2. Two biggest robberies of the night: Sean Penn beating out Bill Murray for Best Actor, and "Fog of War" besting "Capturing the Friedmans" for Best Documentary, clearly a political move on behalf of the academy which was hammered home by Errol Morris' speech. Both Penn and Morris are talented and have had distinguished careers, but I just thought their opponents did better.
3. Tom Cruise gave out Best Director, breaking with the tradition of the previous winner giving it out- but the winner was... oh yea, Roman Polanski. If R. Kelly can come to the Video Music Awards every year, why no Roman at the Oscars?
4. Funniest moment of the night: During the "dead people" montage, Elia Kazan got a loud, sustained ovation, and apparently no one sat on their hands. All of those people immediately stopped applauding, however, when the next name appeared: Leni Reifenstahl's.
5. As one of my readers pointed out, when Francis Ford and Sofia Coppola got up on stage together, it would've been great if someone had shot her, and then she'd muttered "Dad" before keeling over dead, like at the end of "Godfather III." I mean, Kay Adams Corleone was right there in the audience...
6. Charlize Theron won Best Actress and looked fabulous doing it, bringing up an interesting dichotomy: in today's Hollywood, the best thing a pretty actress can do is look ugly in her movie, while the worst thing a pretty actress can do is look ugly on Oscar night.

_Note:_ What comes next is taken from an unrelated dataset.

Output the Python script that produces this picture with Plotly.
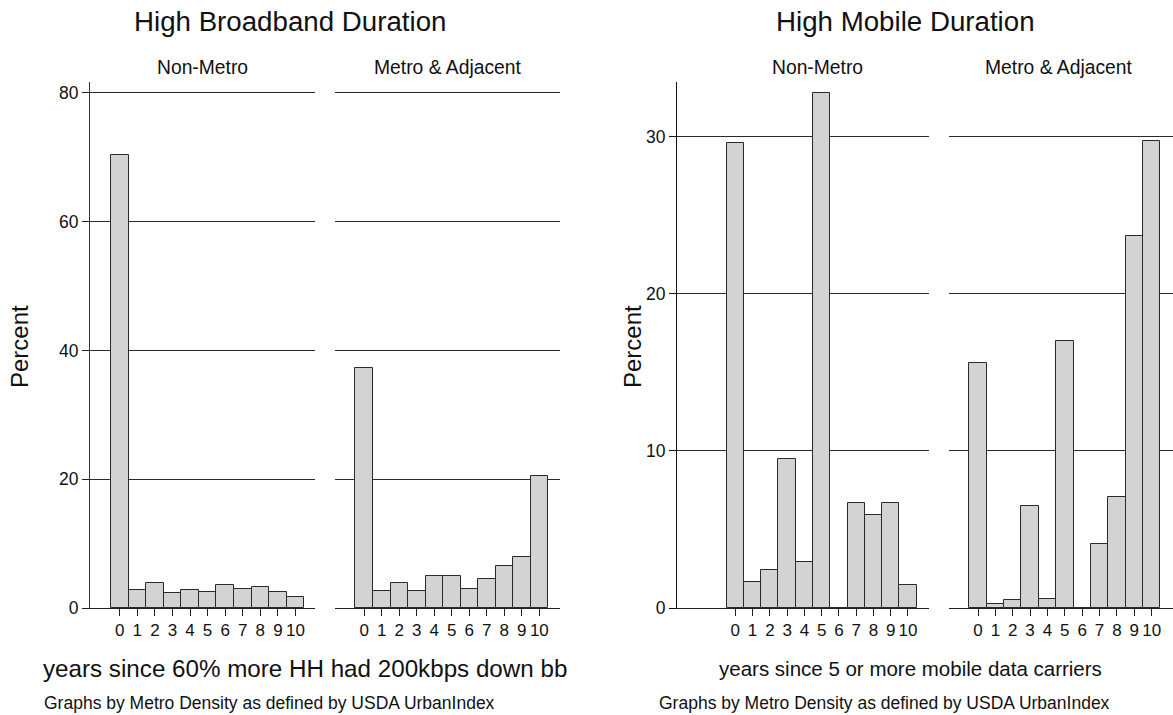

7. I correctly predicted 20 of the 23 winners, missing only on Actor (Murray instead of Penn), Adapted Screenplay (Mystic River instead of LOTR), and Song (I had the "A Mighty Wind" tune, instead of Annie Lennox's LOTR theme). Still, I went nearly the first three hours of the show without getting one wrong. I even correctly guessed Animated Short, Live Action Short, and Documentary Short, despite never having heard of any of the nominees.